Except that they did in fact publish result B. Seems like a reasonably open process that faithfully reports the best state of knowledge at any given time.

 

[Nugatory]

but it seems like this approach would be extremely bad at detecting ANY sort of anomaly.

It would be if anomalies were common, but they aren't (if they were, they wouldn't be anomalies, right?). On the other hand, experimental error is very very common because it is so hard to get very demanding experiments right (a good exercise is to calculate the distance error that produced the invalid neutrino results, compare that distance with the total distance the neutrinos traveled).

Thus, when we see extraordinary results, the odds are very good that they are due to experimental error instead of a newly discovered extraordinary phenomenon, just because there's more experimental error floating around; google for "Bayes' theorem" for more formal discussion of this notion. And it just makes sense to look hardest for experimental error in the areas where experimental error is the most likely explanation.

If no error had been found (consider, for example, the relentless scrutiny that relativity and QM have survived over the years) the FTL neutrino experiments would have been accepted.

 

[dsoodak]

My point is that they appeared to stop investigating once the knowledge was in the state they were expecting.

It would be one thing if they got a specific value (ex: if the calculations showed that the speed should be exactly .9999999451c and they measured .9999999455c), but it seemed (at least looking at the press coverage) that they waited till they got ANY speed that was slower than light.

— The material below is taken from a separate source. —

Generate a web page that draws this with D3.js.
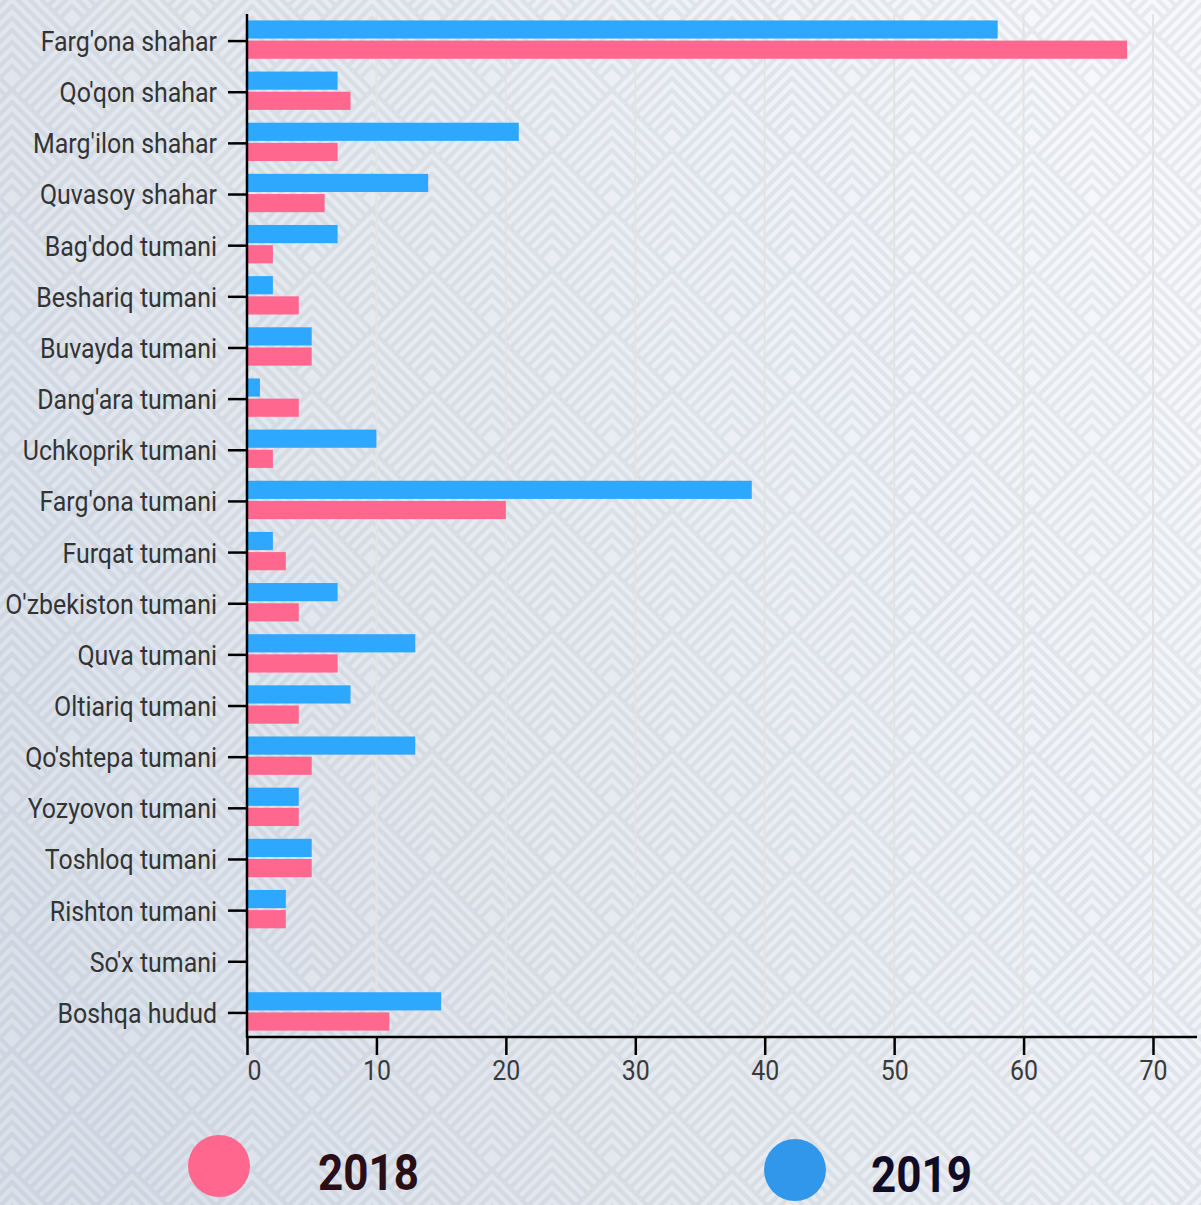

For all they know there could be a dozen more bugs, each contributing as much or more error than the ones they found.

They should just have admitted that their apparatus wasn't (and probably still isn't) accurate enough for such high precision measurements (ie, that its readings are very repeatable but may still have an unknown constant offset).

 

[f95toli]

They should just have admitted that their apparatus wasn't (and probably still isn't) accurate enough for such high precision measurements (ie, that its readings are very repeatable but may still have an unknown constant offset).

But the apparatus IS accurate enough for these measurements. The timing error they found was -relatively speaking- huge. You can never be 100% sure that you've removed all systematic errors, but in this case their experimental now data agrees with all previous measurements meaning you can be reasonably sure that it is working fine.

 

[Vanadium 50]

You didn't look at the paper, but are sure the experimenters did it wrong. Do you have any idea how arrogant this sounds? I mean, look, I have a PhD in physics, and even I have to read a paper to decide whether its wrong or not.

I should just stop there, but...

Had you read the paper, you would have learned that OPERA spent months doing just what you say that they didn't do, and it's all described in Section 6.1.

 

[Dale]

My point is that they appeared to stop investigating once the knowledge was in the state they were expecting.

I don't think this is a correct characterization of the situation. It is not as obviously wrong as the "state automaton" you proposed, but I think that even the "appeared to stop" is more a function of media coverage than their actual work.

 

[BruceW]

They should just have admitted that their apparatus wasn't (and probably still isn't) accurate enough for such high precision measurements (ie, that its readings are very repeatable but may still have an unknown constant offset).

how to account for unknowable errors? good point. It's hard to say. I guess one way, is to look at all the different experiments happening all over the world, which have answered the same question (are neutrinos superluminal or not). Then, if there are 100 experiments which find "neutrinos not superluminal" and 2 experiments which find "neutrinos are superluminal", then we can work out roughly how important the unknowable errors are.

edit: the idea of the experimenters trying to force the results to match with existing theory is a totally separate issue from what I have been talking about here.

 

[Dale]

Thus, when we see extraordinary results, the odds are very good that they are due to experimental error instead of a newly discovered extraordinary phenomenon, just because there's more experimental error floating around; google for "Bayes' theorem" for more formal discussion of this notion.

This is a very good suggestion for a systematic way to think about reasoning in the face of uncertain information.

I would recommend to the OP to read some information on that and consider what a rational person would do when a measuring device gives them a reading that they have good reason to believe is not possible, like a scale that says that you have suddenly lost 50% of your weight.